## [Dataset entries]

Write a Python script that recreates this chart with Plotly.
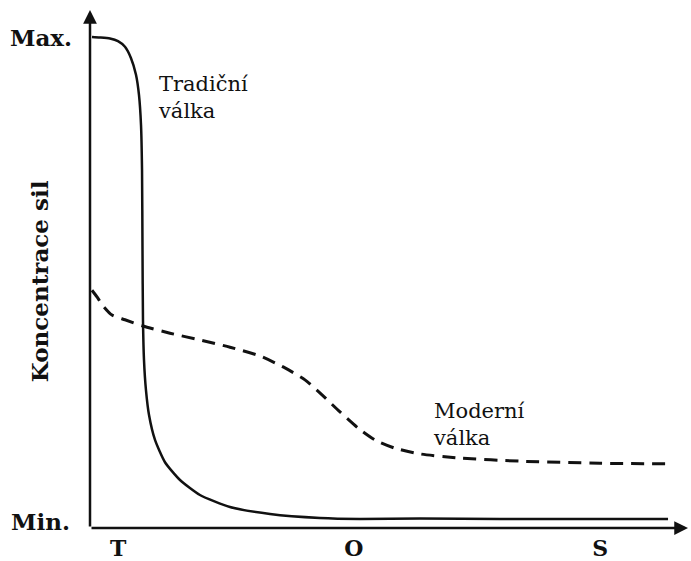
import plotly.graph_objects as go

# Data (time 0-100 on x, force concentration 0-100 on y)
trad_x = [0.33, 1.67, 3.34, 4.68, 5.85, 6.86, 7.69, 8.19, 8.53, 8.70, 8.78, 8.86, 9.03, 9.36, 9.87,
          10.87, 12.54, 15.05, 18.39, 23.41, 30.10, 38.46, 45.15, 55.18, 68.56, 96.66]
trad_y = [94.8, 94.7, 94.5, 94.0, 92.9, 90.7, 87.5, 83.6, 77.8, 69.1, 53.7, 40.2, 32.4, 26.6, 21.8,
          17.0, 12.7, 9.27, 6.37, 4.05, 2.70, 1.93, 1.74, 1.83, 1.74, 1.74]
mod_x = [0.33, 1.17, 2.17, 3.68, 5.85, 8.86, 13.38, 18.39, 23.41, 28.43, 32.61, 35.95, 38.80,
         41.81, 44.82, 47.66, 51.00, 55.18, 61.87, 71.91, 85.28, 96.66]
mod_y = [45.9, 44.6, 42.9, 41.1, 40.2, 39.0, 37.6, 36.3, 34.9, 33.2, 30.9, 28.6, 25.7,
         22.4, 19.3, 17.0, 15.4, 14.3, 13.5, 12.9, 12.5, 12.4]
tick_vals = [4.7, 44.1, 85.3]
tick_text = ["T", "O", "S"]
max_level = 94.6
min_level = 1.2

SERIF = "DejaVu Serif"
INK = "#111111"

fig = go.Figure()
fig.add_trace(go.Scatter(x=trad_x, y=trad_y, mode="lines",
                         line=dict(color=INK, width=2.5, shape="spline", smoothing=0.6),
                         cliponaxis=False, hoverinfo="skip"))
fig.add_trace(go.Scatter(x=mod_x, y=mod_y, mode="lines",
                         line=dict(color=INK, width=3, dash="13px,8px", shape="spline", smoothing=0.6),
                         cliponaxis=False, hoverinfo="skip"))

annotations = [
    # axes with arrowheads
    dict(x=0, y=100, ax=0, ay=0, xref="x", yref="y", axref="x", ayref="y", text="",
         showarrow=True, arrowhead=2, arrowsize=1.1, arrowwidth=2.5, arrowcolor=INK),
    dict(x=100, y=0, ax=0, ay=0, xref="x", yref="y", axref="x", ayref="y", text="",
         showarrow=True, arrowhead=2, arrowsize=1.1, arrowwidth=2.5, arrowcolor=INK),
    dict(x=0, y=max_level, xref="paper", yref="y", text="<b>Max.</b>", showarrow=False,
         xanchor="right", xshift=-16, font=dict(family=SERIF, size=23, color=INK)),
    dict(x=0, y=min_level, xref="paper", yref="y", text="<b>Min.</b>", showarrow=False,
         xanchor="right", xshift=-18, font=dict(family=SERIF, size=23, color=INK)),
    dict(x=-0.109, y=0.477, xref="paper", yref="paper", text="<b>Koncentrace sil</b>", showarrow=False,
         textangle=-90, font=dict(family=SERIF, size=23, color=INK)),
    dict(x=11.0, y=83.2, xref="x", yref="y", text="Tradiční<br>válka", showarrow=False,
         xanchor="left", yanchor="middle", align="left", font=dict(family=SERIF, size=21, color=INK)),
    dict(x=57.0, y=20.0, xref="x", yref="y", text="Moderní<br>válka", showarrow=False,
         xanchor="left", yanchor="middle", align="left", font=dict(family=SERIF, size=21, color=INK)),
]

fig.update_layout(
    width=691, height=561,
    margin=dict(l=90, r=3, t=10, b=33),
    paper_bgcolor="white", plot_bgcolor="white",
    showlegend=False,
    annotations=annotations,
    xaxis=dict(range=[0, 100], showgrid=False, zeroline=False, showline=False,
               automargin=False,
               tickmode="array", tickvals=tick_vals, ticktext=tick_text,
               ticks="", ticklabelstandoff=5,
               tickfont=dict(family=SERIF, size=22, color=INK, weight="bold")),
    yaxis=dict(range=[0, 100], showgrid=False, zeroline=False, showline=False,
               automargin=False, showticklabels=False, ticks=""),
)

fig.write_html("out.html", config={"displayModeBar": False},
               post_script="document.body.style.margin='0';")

* * *

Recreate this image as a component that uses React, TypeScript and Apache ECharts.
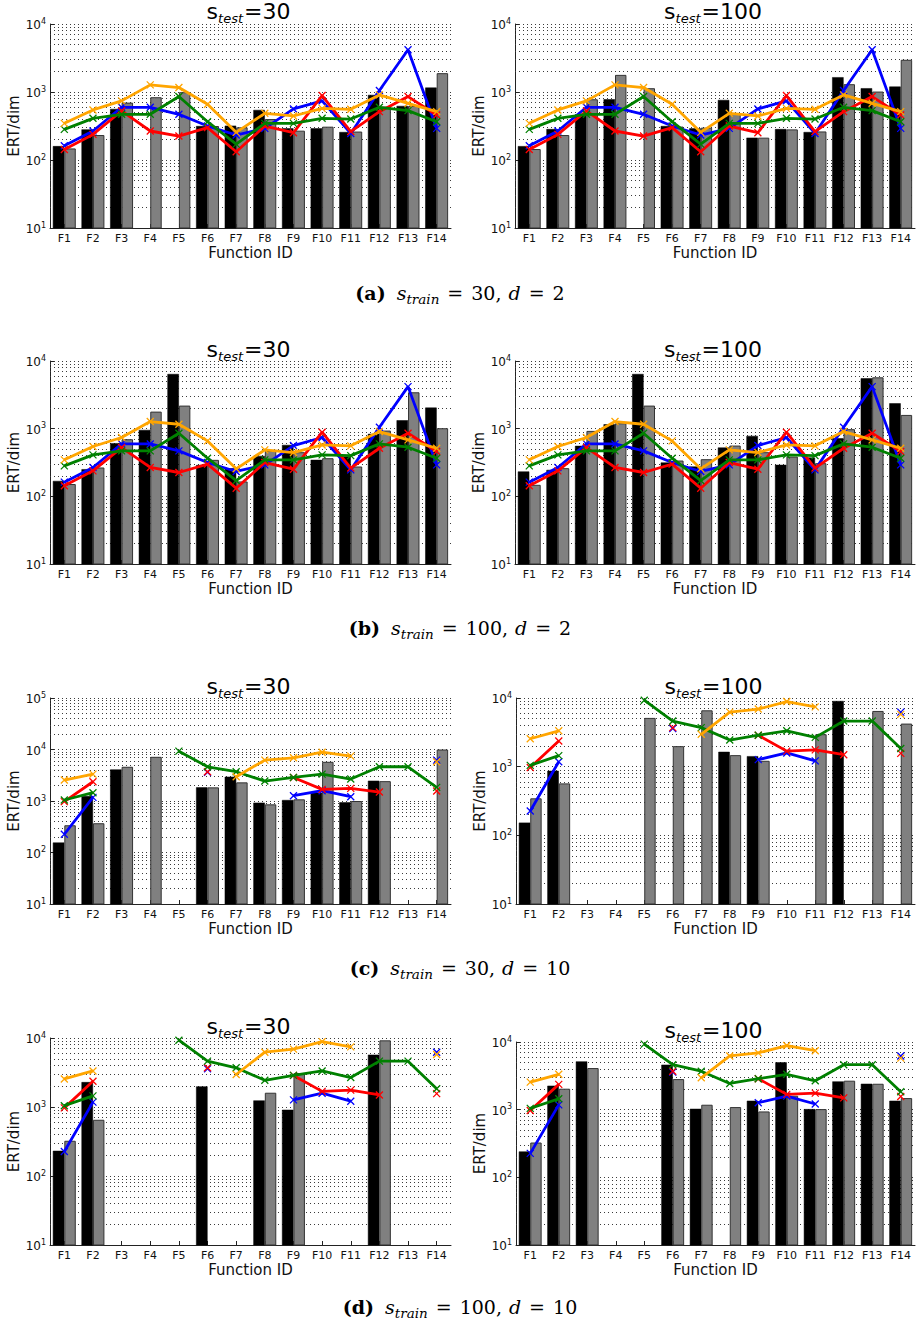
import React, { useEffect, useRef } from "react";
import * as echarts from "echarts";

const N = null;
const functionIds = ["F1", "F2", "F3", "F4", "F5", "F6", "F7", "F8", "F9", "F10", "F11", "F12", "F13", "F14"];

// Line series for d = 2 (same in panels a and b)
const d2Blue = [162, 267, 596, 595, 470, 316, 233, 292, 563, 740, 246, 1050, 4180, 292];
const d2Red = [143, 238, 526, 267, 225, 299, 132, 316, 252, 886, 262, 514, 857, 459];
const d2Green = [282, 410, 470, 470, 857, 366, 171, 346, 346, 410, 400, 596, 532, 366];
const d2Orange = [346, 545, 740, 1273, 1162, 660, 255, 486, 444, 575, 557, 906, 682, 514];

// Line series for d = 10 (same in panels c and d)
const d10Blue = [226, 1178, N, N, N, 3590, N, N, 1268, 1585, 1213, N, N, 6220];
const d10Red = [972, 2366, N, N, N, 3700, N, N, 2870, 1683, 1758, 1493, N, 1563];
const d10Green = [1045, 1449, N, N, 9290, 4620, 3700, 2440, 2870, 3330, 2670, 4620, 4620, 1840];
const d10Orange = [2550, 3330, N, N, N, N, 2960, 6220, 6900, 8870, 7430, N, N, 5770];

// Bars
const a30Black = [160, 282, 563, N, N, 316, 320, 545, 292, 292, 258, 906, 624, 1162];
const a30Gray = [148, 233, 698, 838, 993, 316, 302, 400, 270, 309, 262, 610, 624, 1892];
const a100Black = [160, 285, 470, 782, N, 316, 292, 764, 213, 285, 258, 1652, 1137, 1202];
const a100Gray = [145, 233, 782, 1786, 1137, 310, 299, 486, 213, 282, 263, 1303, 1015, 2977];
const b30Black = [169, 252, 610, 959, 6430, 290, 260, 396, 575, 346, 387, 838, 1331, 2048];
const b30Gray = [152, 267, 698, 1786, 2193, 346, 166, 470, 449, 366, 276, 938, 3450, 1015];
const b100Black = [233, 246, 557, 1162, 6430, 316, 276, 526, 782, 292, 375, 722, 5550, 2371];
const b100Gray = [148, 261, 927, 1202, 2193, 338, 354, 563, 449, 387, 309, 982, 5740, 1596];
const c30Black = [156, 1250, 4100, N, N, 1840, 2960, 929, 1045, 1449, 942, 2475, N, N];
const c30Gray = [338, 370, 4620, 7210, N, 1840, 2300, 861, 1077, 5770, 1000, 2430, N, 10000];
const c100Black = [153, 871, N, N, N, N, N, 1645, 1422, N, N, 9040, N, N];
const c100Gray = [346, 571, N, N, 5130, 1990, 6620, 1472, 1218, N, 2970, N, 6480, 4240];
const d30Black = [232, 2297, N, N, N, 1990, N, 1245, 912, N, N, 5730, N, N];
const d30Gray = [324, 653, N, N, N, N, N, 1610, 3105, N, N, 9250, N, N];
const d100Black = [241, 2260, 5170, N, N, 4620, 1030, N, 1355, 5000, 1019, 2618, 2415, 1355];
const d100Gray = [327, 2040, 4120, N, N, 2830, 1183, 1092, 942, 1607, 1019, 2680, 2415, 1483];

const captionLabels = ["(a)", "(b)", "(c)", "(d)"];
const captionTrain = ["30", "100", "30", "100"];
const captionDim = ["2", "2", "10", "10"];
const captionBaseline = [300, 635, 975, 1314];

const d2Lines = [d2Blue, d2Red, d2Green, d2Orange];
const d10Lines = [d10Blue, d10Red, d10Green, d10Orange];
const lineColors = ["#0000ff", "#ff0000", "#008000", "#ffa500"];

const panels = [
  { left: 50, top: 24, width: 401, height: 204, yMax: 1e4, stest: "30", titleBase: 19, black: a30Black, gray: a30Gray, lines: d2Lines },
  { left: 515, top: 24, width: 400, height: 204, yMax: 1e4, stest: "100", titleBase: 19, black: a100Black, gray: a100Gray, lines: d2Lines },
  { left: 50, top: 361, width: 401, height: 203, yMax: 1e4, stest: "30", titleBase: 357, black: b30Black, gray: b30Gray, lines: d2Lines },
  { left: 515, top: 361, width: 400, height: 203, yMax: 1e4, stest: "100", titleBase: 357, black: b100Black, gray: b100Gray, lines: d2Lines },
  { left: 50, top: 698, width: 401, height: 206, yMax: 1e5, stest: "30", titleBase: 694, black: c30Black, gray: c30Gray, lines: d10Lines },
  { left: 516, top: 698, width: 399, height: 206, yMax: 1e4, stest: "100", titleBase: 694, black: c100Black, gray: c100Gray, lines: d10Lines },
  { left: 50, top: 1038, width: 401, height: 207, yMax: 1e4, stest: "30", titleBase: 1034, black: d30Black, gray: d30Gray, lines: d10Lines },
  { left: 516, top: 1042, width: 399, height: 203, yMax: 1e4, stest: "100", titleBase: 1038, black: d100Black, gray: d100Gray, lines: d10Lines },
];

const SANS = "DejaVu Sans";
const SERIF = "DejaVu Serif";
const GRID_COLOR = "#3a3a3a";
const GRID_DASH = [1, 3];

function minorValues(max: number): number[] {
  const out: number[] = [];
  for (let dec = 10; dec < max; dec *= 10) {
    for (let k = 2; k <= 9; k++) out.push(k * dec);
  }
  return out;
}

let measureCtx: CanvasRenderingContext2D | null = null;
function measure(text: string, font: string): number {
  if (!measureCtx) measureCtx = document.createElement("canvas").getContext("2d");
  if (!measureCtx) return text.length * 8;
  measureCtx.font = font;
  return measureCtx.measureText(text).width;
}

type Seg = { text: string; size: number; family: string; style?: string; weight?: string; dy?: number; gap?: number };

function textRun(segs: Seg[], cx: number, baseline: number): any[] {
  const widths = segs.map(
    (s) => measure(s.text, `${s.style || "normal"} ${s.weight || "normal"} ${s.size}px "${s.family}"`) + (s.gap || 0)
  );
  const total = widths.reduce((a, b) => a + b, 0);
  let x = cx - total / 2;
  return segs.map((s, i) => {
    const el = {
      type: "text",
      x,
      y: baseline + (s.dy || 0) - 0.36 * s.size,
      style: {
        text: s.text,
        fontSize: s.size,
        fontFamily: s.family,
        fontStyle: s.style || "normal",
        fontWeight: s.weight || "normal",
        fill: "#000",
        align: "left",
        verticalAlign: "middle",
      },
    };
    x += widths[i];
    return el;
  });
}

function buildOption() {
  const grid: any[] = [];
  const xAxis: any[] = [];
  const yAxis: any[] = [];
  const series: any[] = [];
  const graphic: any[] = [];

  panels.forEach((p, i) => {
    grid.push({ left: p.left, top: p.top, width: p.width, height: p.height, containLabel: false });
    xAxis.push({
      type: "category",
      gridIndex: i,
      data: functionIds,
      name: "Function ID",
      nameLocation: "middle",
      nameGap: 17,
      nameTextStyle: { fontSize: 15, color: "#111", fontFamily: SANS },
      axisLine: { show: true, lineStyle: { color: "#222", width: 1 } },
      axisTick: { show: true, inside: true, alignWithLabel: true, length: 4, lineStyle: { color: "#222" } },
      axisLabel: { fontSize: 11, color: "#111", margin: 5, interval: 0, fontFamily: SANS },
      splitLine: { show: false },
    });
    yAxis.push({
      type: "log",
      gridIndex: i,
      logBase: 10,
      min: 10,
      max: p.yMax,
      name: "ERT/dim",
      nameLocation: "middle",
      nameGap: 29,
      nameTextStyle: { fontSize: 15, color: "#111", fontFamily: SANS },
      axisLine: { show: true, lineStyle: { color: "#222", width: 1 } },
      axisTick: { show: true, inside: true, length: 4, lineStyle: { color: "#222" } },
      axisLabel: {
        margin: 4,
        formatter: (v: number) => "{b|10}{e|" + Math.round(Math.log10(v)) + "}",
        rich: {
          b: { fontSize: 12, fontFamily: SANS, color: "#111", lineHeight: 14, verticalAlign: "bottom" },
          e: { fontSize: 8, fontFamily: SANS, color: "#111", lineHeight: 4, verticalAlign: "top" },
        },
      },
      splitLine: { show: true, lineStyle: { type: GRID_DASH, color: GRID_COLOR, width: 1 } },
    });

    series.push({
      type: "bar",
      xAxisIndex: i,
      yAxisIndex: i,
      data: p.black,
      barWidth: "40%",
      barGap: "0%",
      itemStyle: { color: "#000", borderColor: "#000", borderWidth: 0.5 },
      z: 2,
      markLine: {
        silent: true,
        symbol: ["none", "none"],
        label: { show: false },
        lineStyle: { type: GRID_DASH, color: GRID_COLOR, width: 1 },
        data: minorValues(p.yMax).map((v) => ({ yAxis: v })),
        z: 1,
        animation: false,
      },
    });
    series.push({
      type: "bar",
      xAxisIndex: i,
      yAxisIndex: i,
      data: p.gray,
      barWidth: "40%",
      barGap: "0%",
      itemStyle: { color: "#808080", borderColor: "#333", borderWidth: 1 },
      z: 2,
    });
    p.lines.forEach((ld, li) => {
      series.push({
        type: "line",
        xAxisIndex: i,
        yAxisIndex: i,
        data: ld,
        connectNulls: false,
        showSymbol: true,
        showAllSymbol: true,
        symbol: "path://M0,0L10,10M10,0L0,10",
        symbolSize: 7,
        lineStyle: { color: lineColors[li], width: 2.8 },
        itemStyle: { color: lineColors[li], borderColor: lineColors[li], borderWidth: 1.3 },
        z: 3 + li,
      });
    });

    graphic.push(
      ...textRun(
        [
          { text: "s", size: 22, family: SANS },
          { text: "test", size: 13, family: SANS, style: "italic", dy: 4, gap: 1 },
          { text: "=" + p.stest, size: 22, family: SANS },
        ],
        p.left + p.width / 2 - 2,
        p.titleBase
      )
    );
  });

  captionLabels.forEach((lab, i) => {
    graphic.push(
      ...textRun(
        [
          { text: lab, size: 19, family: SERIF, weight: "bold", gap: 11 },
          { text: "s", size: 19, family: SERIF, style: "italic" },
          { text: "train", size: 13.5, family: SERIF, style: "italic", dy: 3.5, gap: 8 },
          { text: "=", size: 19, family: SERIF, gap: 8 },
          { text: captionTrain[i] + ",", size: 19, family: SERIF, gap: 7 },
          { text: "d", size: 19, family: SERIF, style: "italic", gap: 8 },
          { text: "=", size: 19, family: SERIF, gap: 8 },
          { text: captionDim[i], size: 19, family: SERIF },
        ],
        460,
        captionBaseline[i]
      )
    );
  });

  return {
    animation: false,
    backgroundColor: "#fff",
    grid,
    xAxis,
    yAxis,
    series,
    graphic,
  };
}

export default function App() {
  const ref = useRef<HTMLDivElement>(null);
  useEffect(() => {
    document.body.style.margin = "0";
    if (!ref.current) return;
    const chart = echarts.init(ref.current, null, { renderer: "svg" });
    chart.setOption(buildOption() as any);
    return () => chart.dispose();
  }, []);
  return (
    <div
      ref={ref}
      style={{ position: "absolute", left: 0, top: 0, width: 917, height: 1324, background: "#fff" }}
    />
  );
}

## [Request]
Transcribe only the lines from the line holding "Write a Python" through the line holding "import plotly.graph_objects as go", inclusive, without any of the pictures.

## [Answer to this task]
Write a Python script that recreates this chart with Plotly.
import plotly.graph_objects as go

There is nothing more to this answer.